Kementerian Hukum dan HAM RI melaporkan, dari dua ratus ribuan tahanan dan napi di seluruh Indonesia pada Desember 2016, 80.934 di antaranya terlibat tindak pidana narkoba. Jumlah ini mendominasi penghuni dengan pidana khusus di seluruh lapas dan rutan, yaitu korupsi 4.197, teroris 177, illegal logging 770, human trafficking 301, pencucian uang 102, dan genosida 6, sehingga semuanya berjumlah 86.447 penghuni (Sistem Database Pemasyarakatan ©2011).
Dari 80 ribuan penghuni dengan kasus pidana narkoba, 52.631 di antaranya adalah konsumen atau pengguna sedangkan 28.303 adalah bandar atau pengedar narkoba.
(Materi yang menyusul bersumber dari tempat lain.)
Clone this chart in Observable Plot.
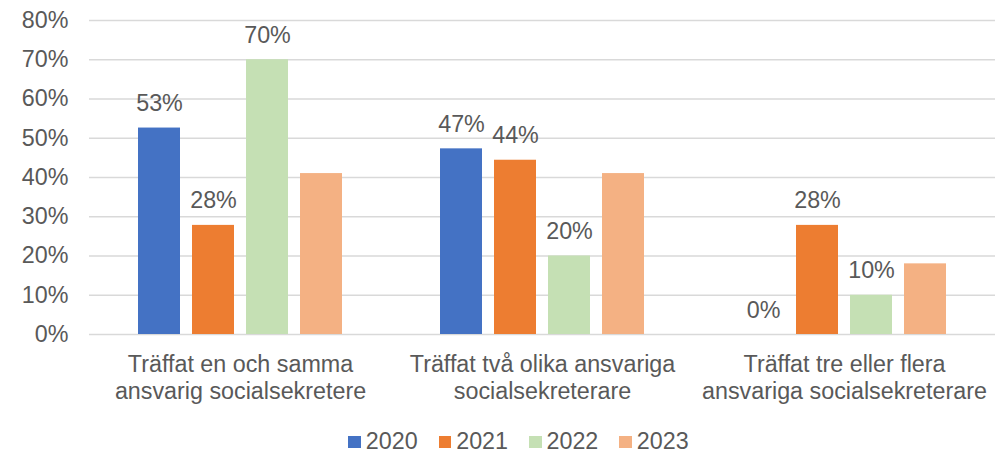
<!DOCTYPE html>
<html>
<head>
<meta charset="utf-8">
<script src="https://cdn.jsdelivr.net/npm/d3@7"></script>
<script src="https://cdn.jsdelivr.net/npm/@observablehq/plot@0.6"></script>
<style>
  html, body { margin: 0; padding: 0; background: #fff; }
  body { width: 1000px; height: 453px; overflow: hidden; font-family: "Liberation Sans", Arial, sans-serif; }
  #legend { display: flex; justify-content: center; align-items: center; box-sizing: border-box; height: 41px; padding-top: 17px; padding-left: 37px; font-size: 23.3px; color: #595959; }
  .item { display: flex; align-items: center; margin-right: 21px; }
  .item:last-child { margin-right: 0; }
  .sw { width: 12.5px; height: 12.5px; margin-right: 5px; margin-top: 2px; }
</style>
</head>
<body>
<div id="chart"></div>
<div id="legend"></div>
<script>
const categories = [
  "Träffat en och samma\nansvarig socialsekretere",
  "Träffat två olika ansvariga\nsocialsekreterare",
  "Träffat tre eller flera\nansvariga socialsekreterare"
];
const years = ["2020", "2021", "2022", "2023"];
const colors = ["#4472C4", "#ED7D31", "#C5E0B4", "#F4B183"];
const v2020 = [52.6, 47.3, 0];
const v2021 = [27.8, 44.4, 27.8];
const v2022 = [70, 20, 10];
const v2023 = [41, 41, 18];
const labeledYears = ["2020", "2021", "2022"];
const yTicks = [0, 10, 20, 30, 40, 50, 60, 70, 80];

const series = [v2020, v2021, v2022, v2023];
const data = [];
categories.forEach((c, i) => {
  years.forEach((y, j) => data.push({category: c, year: y, value: series[j][i]}));
});

const textColor = "#595959";
const fs = 23.3;

const chart = Plot.plot({
  width: 1000,
  height: 412,
  marginTop: 20,
  marginBottom: 78,
  marginLeft: 88,
  marginRight: 5,
  style: {fontFamily: '"Liberation Sans", Arial, sans-serif', fontSize: fs + "px", color: textColor, background: "#fff"},
  fx: {domain: categories, padding: 0, label: null},
  x: {domain: years, paddingInner: 0.218, paddingOuter: 0.857, axis: null},
  y: {domain: [0, 80], label: null},
  color: {domain: years, range: colors},
  marks: [
    Plot.gridY(yTicks, {stroke: "#d9d9d9", strokeOpacity: 1, strokeWidth: 1.3}),
    Plot.barY(data, {fx: "category", x: "year", y: "value", fill: "year"}),
    Plot.text(data.filter(d => labeledYears.includes(d.year)), {
      fx: "category", x: "year", y: "value",
      text: d => Math.round(d.value) + "%",
      lineAnchor: "bottom", dy: -17, fill: textColor, fontSize: fs
    }),
    Plot.axisY(yTicks, {tickSize: 0, tickPadding: 21, tickFormat: d => d + "%", fill: textColor, fontSize: fs, label: null}),
    Plot.axisFx({anchor: "bottom", tickSize: 0, tickPadding: 18, lineHeight: 1.17, fill: textColor, fontSize: fs, label: null})
  ]
});
document.getElementById("chart").appendChild(chart);

const legend = document.getElementById("legend");
years.forEach((y, i) => {
  const item = document.createElement("div");
  item.className = "item";
  const sw = document.createElement("div");
  sw.className = "sw";
  sw.style.background = colors[i];
  const t = document.createElement("span");
  t.textContent = y;
  item.appendChild(sw);
  item.appendChild(t);
  legend.appendChild(item);
});
</script>
</body>
</html>
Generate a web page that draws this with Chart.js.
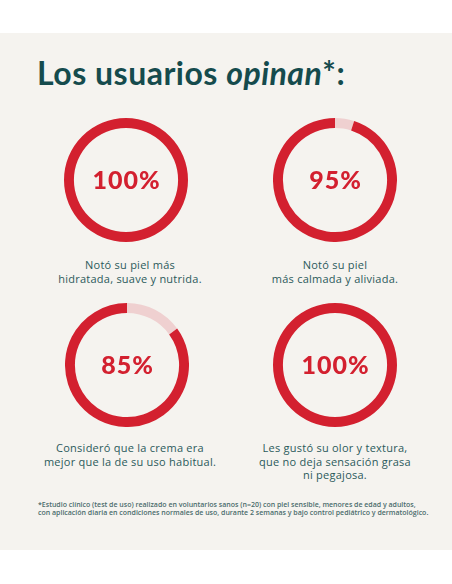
<!DOCTYPE html>
<html>
<head>
<meta charset="utf-8">
<script src="https://cdn.jsdelivr.net/npm/chart.js@4"></script>
<style>
  html, body { margin: 0; padding: 0; background: #ffffff; }
  body { width: 452px; height: 584px; position: relative; overflow: hidden; }
  #panel { position: absolute; left: 0; top: 33px; width: 452px; height: 517px; background: #f5f3ef; }
  #title {
    position: absolute; left: 37px; top: 53px;
    font-family: "Lato", sans-serif; font-weight: 700; font-size: 32px;
    color: #154b4d; white-space: nowrap; letter-spacing: 0.5px;
  }
  #title em { font-style: italic; }
  .donut { position: absolute; }
  .caption {
    position: absolute; width: 220px; text-align: center;
    font-family: "Open Sans", sans-serif; font-weight: 500; font-size: 11px;
    letter-spacing: 0.25px; line-height: 13.5px; color: #2b5a5b;
  }
  #note {
    position: absolute; left: 38px; top: 501px; width: 400px;
    font-family: "Open Sans", sans-serif; font-weight: 600; font-size: 7px; line-height: 8.3px;
    color: #4b6c6c; white-space: nowrap;
  }
</style>
</head>
<body>
<div id="panel"></div>
<div id="title">Los usuarios <em>opinan</em>*:</div>
<div id="grid"></div>
<div id="note">*Estudio clínico (test de uso) realizado en voluntarios sanos (n=20) con piel sensible, menores de edad y adultos,<br>con aplicación diaria en condiciones normales de uso, durante 2 semanas y bajo control pediátrico y dermatológico.</div>

<script>
// ---------------------------------------------
// Data
// ---------------------------------------------

const percentages = [100, 95, 85, 100];
const centerLabels = ["100%", "95%", "85%", "100%"];
const captions = [
  ["Notó su piel más", "hidratada, suave y nutrida."],
  ["Notó su piel", "más calmada y aliviada."],
  ["Consideró que la crema era", "mejor que la de su uso habitual."],
  ["Les gustó su olor y textura,", "que no deja sensación grasa", "ni pegajosa."]
];

// ---------------------------------------------
// Layout
// ---------------------------------------------

const centers = [[126, 180], [335, 180], [127, 365], [335, 365]];
const captionX = [130, 335, 130, 335];
const captionTops = [258, 258, 441, 441];
const SIZE = 124;

const RED = "#d3202f";
const PINK = "#efd0d0";

// center text plugin
const centerText = {
  id: "centerText",
  afterDraw(chart) {
    const { ctx, chartArea } = chart;
    const x = (chartArea.left + chartArea.right) / 2;
    const y = (chartArea.top + chartArea.bottom) / 2;
    ctx.save();
    ctx.font = "900 25px Lato, sans-serif";
    ctx.letterSpacing = "1px";
    ctx.fillStyle = RED;
    ctx.textAlign = "center";
    ctx.textBaseline = "middle";
    ctx.fillText(chart.options.plugins.centerText.text, x + 0.5, y + 1);
    ctx.restore();
  }
};

function buildDonut(i) {
  const [cx, cy] = centers[i];
  const canvas = document.createElement("canvas");
  canvas.className = "donut";
  canvas.width = SIZE;
  canvas.height = SIZE;
  canvas.style.left = (cx - SIZE / 2) + "px";
  canvas.style.top = (cy - SIZE / 2) + "px";
  document.getElementById("grid").appendChild(canvas);

  const value = percentages[i];

  new Chart(canvas, {
    type: "doughnut",
    data: {
      labels: ["Resto", "Sí"],
      datasets: [{
        data: [100 - value, value],
        backgroundColor: [PINK, RED],
        borderWidth: 0
      }]
    },
    options: {
      responsive: false,
      animation: false,
      cutout: "84%",
      plugins: {
        legend: { display: false },
        tooltip: { enabled: false },
        centerText: { text: centerLabels[i] }
      }
    },
    plugins: [centerText]
  });

  const cap = document.createElement("div");
  cap.className = "caption";
  cap.style.left = (captionX[i] - 110) + "px";
  cap.style.top = captionTops[i] + "px";
  cap.innerHTML = captions[i].join("<br>");
  document.body.appendChild(cap);
}

percentages.forEach((_, i) => buildDonut(i));
</script>
</body>
</html>
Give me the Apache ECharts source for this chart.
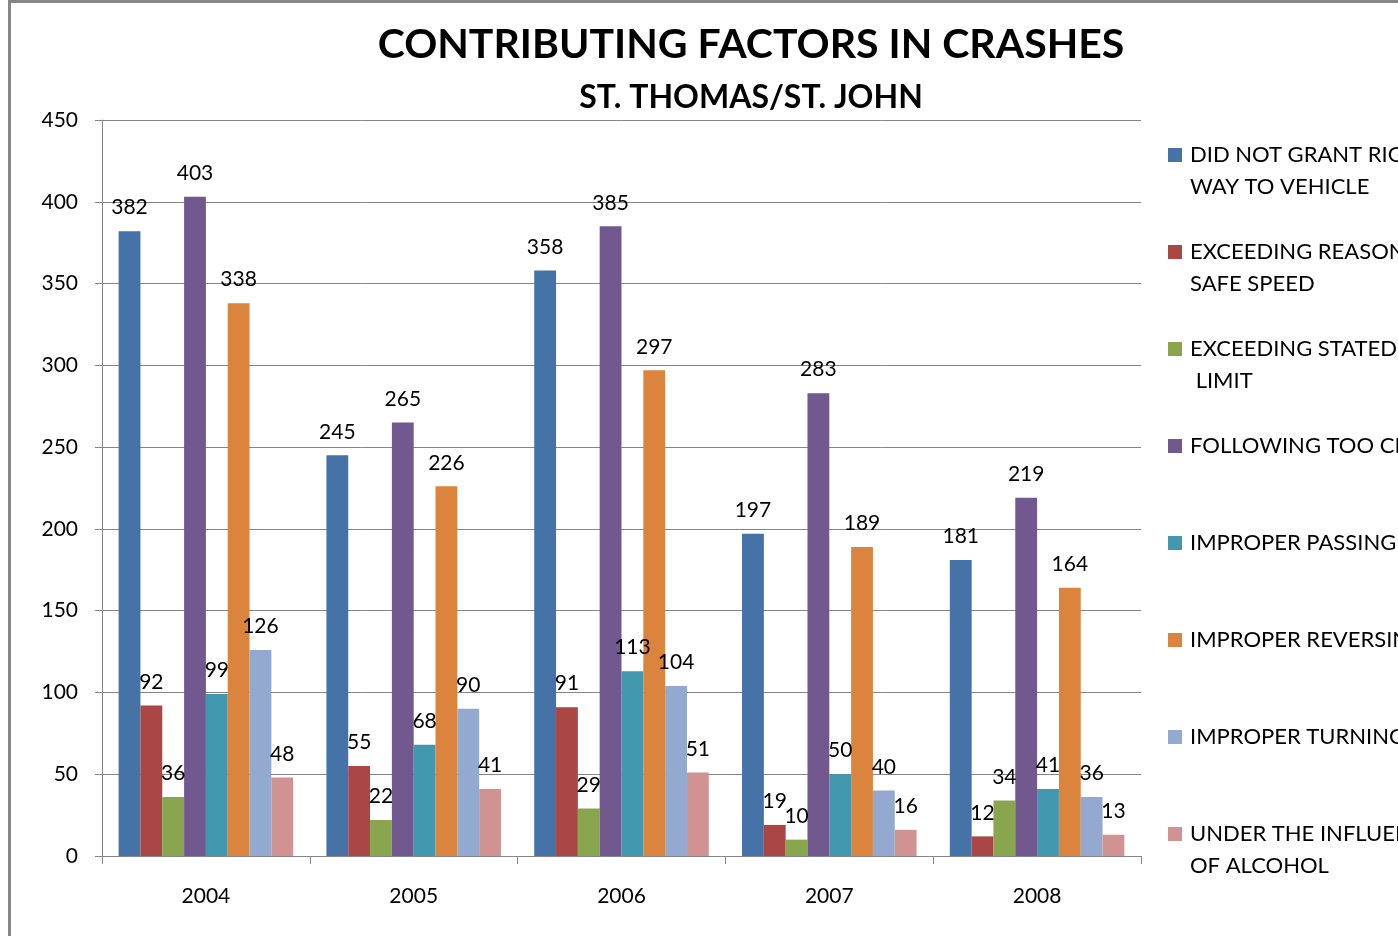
<!DOCTYPE html>
<html lang="en">
<head>
    <meta charset="UTF-8">
    <title>Contributing Factors in Crashes</title>
    <script src="https://cdn.jsdelivr.net/npm/echarts@6/dist/echarts.min.js"></script>
    <style>
        body { margin: 0; padding: 0; background: #fff; }
        #main { position: absolute; left: 0; top: 0; width: 1398px; height: 936px; }
        .frame {
            position: absolute; left: 8px; top: 0; width: 1390px; height: 936px;
            box-sizing: border-box; border-top: 3px solid #878787; border-left: 3px solid #878787;
            pointer-events: none;
        }
    </style>
</head>
<body>
    <div id="main"></div>
    <div class="frame"></div>
    <script type="text/javascript">
        var years = ['2004', '2005', '2006', '2007', '2008'];
        var factorNames = [
            'DID NOT GRANT RIGHT OF\nWAY TO VEHICLE',
            'EXCEEDING REASONABLE\nSAFE SPEED',
            'EXCEEDING STATED SPEED\n LIMIT',
            'FOLLOWING TOO CLOSELY',
            'IMPROPER PASSING',
            'IMPROPER REVERSING',
            'IMPROPER TURNING',
            'UNDER THE INFLUENCE\nOF ALCOHOL'
        ];
        var didNotGrant = [382, 245, 358, 197, 181];
        var reasonableSpeed = [92, 55, 91, 19, 12];
        var statedSpeed = [36, 22, 29, 10, 34];
        var followingClose = [403, 265, 385, 283, 219];
        var improperPassing = [99, 68, 113, 50, 41];
        var improperReversing = [338, 226, 297, 189, 164];
        var improperTurning = [126, 90, 104, 40, 36];
        var underInfluence = [48, 41, 51, 16, 13];
        var yTicks = [0, 50, 100, 150, 200, 250, 300, 350, 400, 450];

        var seriesValues = [didNotGrant, reasonableSpeed, statedSpeed, followingClose,
            improperPassing, improperReversing, improperTurning, underInfluence];
        var colors = ['#4572A7', '#AA4643', '#89A54E', '#71588F', '#4198AF', '#DB843D', '#93A9CF', '#D19392'];
        var font = 'Lato, "Open Sans", sans-serif';

        var myChart = echarts.init(document.getElementById('main'));

        var option = {
            backgroundColor: 'transparent',
            color: colors,
            animation: false,
            title: [{
                text: 'CONTRIBUTING FACTORS IN CRASHES',
                left: 746, top: 19, textAlign: 'center',
                textStyle: { fontFamily: font, fontWeight: 'bold', fontSize: 41, color: '#000' }
            }, {
                text: 'ST. THOMAS/ST. JOHN',
                left: 746, top: 77, textAlign: 'center',
                textStyle: { fontFamily: font, fontWeight: 'bold', fontSize: 32, color: '#000' }
            }],
            legend: {
                orient: 'vertical',
                left: 1168, top: 107, padding: 0,
                itemWidth: 14, itemHeight: 14, itemGap: 1,
                icon: 'rect',
                textStyle: { fontFamily: font, fontSize: 22, lineHeight: 32, color: '#000', padding: [0, 0, 0, 3] },
                // 每项三行高：空行 + 文字 + (第二行或空行)，图标对齐第一行
                formatter: function (name) {
                    return name.indexOf('\n') >= 0 ? ' \n' + name : ' \n' + name + '\n ';
                },
                data: factorNames
            },
            grid: { left: 102, right: 257, top: 120, bottom: 80 },
            xAxis: {
                type: 'category',
                data: years,
                axisLine: { lineStyle: { color: '#868686' } },
                axisTick: { show: true, length: 8, lineStyle: { color: '#868686' } },
                axisLabel: { fontFamily: font, fontSize: 21, color: '#000', margin: 30 }
            },
            yAxis: {
                type: 'value',
                min: 0, max: 450, interval: 50,
                axisLine: { show: true, lineStyle: { color: '#868686' } },
                axisTick: { show: true, length: 7, lineStyle: { color: '#868686' } },
                splitLine: { lineStyle: { color: '#868686', width: 1 } },
                axisLabel: {
                    fontFamily: font, fontSize: 21, color: '#000', margin: 24,
                    formatter: function (v) { return yTicks.indexOf(v) >= 0 ? String(v) : ''; }
                }
            },
            series: seriesValues.map(function (vals, i) {
                return {
                    name: factorNames[i],
                    type: 'bar',
                    data: vals,
                    barGap: '0%',
                    barCategoryGap: '16%',
                    label: {
                        show: true, position: 'top', distance: 13,
                        fontFamily: font, fontSize: 21, color: '#000'
                    }
                };
            })
        };
        myChart.setOption(option);
    </script>
</body>
</html>
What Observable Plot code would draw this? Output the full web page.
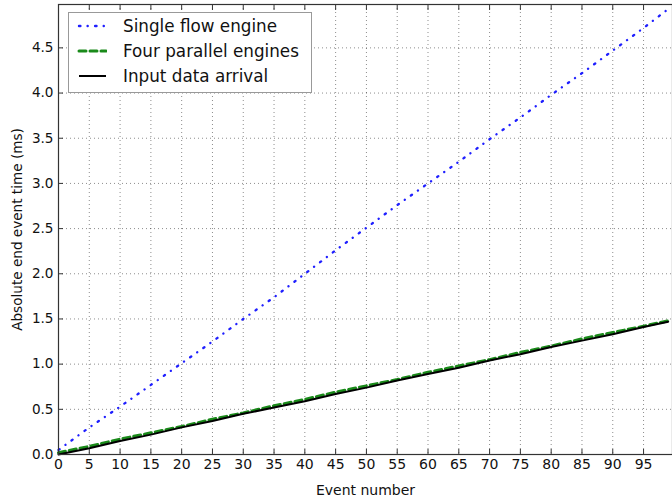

Dengan komposisi demikian, maka tak heran jika penjara menjadi tempat peredaran bahkan pusat pengendalian bisnis narkoba. Apalagi, jumlah penghuninya melampaui kapasitas lapas dan rutan se-Indonesia, yaitu 204.550 banding 120.151 dengan petugas pengamanan kurang dari 11 ribu.
Penggeledahan untuk mencari barang bukti narkoba selalu menjadi tantangan besar bagi pengelola penjara. Mereka harus melakukan razia secara seksama agar protes dari para penghuni tidak berujung ricuh. Bantuan dari luar, seperti dari BNN atau kepolisian, kadang malah jadi sumber provokasi.
Sejumlah kerusuhan penjara terkait narkoba berujung pada pemecatan petugas bahkan kepala penjara. Ini menegaskan bahwa bisnis yang digeluti penghuninya itu setidaknya diketahui oleh otoritas penjara. Pertanyaannya, tahukah pemerintah (dalam hal ini presiden beserta jajaran menterinya) akan hal ini? Jika ya, apa yang dilakukan untuk mengatasinya dan sejak kapan?